Mode of exchange C rose to prominence in the social formation with the appearance of industrial capital, and this is precisely the process Marx sought to explicate in Capital. However, from the perspective of modes of exchange, we need to be careful to emphasize that, when industrial capital emerged, it also caused a transformation of the social formation as a whole, and as a combination of all of the modes of exchange. That is, A and B did not diminish, but were altered in form by the dominance of C. B took the form of the bourgeois state, while A formed the ‘imagined community’ of the nation. To put it simply in my terms, this constituted the triadic structure of capital-nation-state.

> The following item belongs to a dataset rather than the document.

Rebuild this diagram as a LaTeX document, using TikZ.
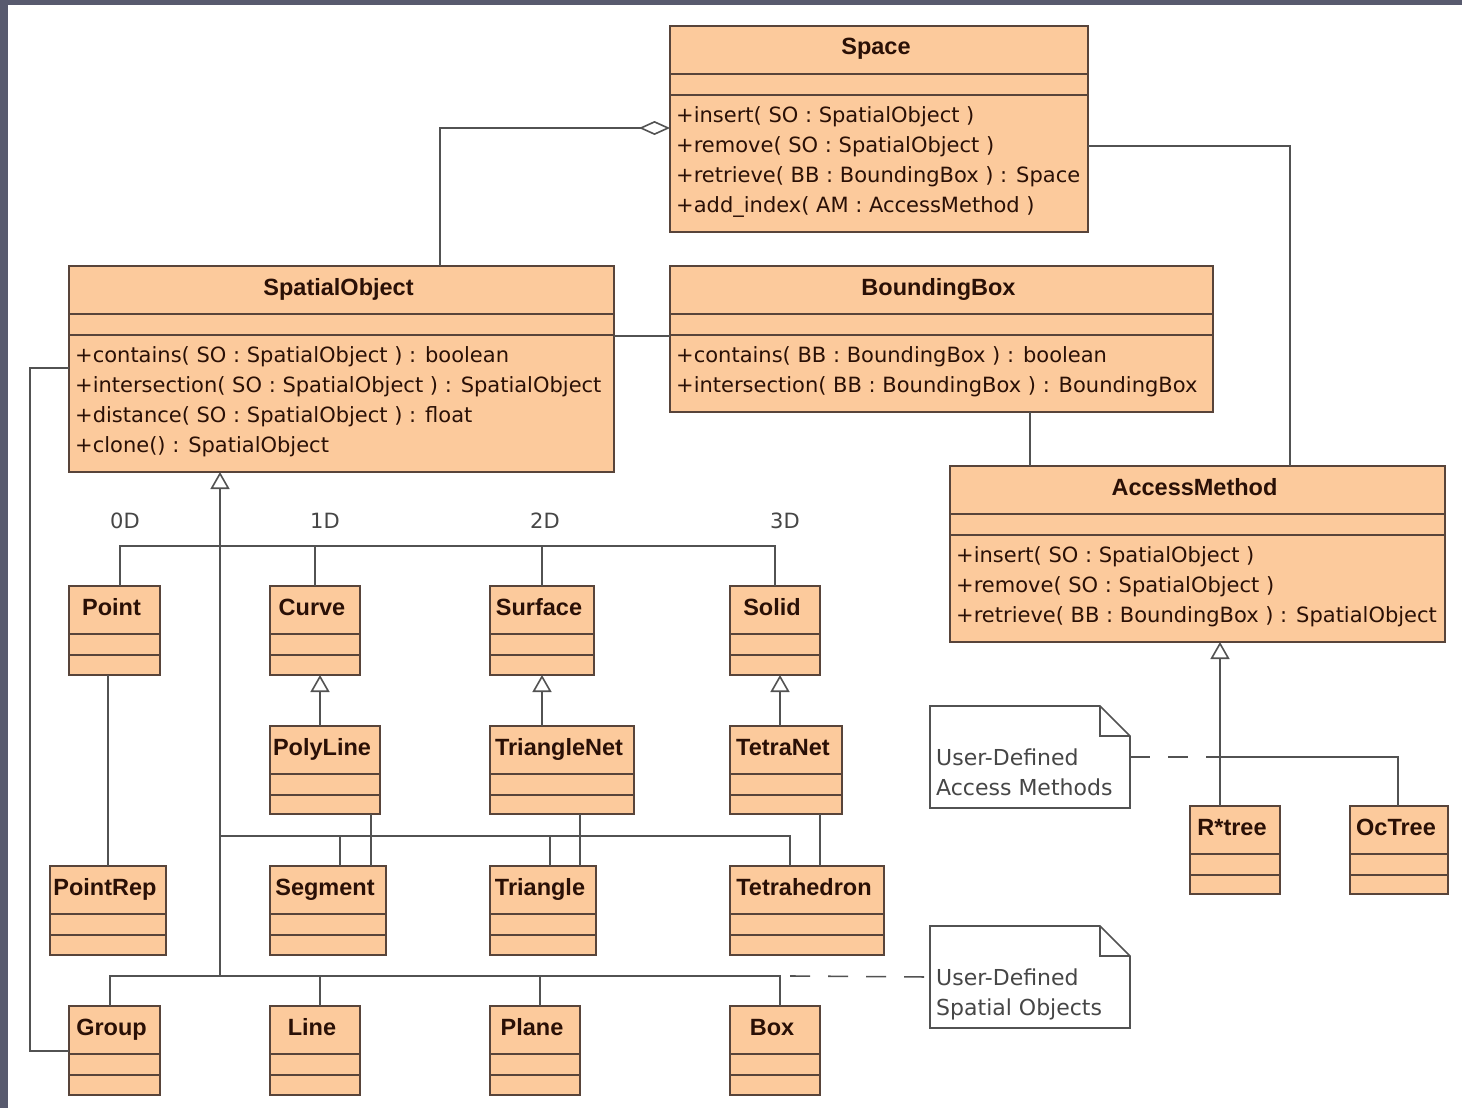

At the end of the 1990s, I proposed the above mode of analysis in my Transcritique: On Kant and Marx. Once again, I did this by means of a specific way of reading the texts of Marx and Kant, which is to say I took a more or less literary-critical stance, and once again published it for the first time in a literary magazine in serial form. Subsequently I discarded this stance and began a process of systematically constructing my theoretical work as a whole. In fact, I abandoned literary criticism completely. In a sense, you could say that what I have attempted to do since that moment is to reconstruct Capital as a ‘guiding thread’, this time with its economic base not in modes of production, but in modes of exchange. The process culminated in The Structure of World History.6 In the present work, I speak from an understanding that might be seen to differ from that of Marx. But I would rather think that in fact, what I discovered there was precisely ‘the centre of possibility’ in Marx.